The S&P 500 just hit its 53rd all-time high of 2024 in an impressive rally
Aneena Alex

The S&P 500 index (SPY) notched its 53rd record high for 2024 on November 29, rising 0.56% to 6,032.44 during a shortened Black Friday trading session.

This milestone caps off an extraordinary rally that has propelled the index 27% higher year-to-date, building on a stellar 26.3% gain in 2023. 

Historically, such back-to-back annual returns of over 20% are exceedingly rare, having occurred only eight times since the index’s inception in 1957.

S&P 500 ETF (SPY) one-day price chart. Source: Finbold

Retail and semiconductor strength fuel market gains

Nine of the S&P 500’s 11 sectors closed higher in Friday’s broad-based rally, with retailers and semiconductor stocks leading the charge. Retail giants Macy’s Inc. (NYSE: M) rose 1.6%, and Target Corp. (NYSE: TGT) gained 1.7% amid robust holiday shopping projections. 

Adobe Analytics estimates that online sales during Cyber Week will grow 7% year-over-year to $40.6 billion, accounting for 16.9% of total holiday season spending.

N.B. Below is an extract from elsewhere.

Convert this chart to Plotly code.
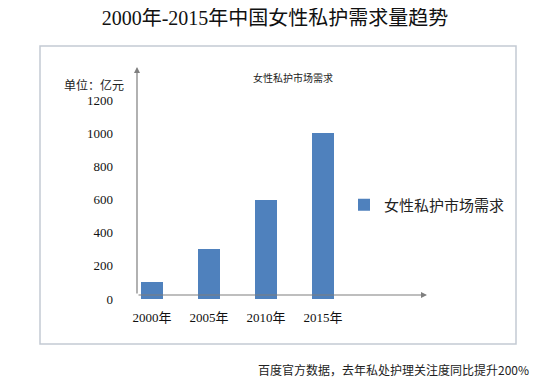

Semiconductor stocks also contributed to the rally, with Nvidia (NASDAQ: NVDA) up 2.15% and Lam Research (NASDAQ: LRCX) rising 3% on optimism sparked by a Bloomberg report suggesting that new U.S. restrictions on chip exports to China may be less severe than initially feared. 

The Philadelphia Semiconductor Index surged 1.5%, further bolstering the broader market.

Market optimism on pro-business policies and election tailwinds

Investor optimism has been bolstered by President-elect Donald Trump’s victory earlier last month, with markets betting on tax cuts and deregulation to boost corporate profits and spur economic growth.

However, concerns over inflationary pressures and a potential slowdown in rate cuts persist as President-elect Trump’s tariff pledges create ripples across markets. 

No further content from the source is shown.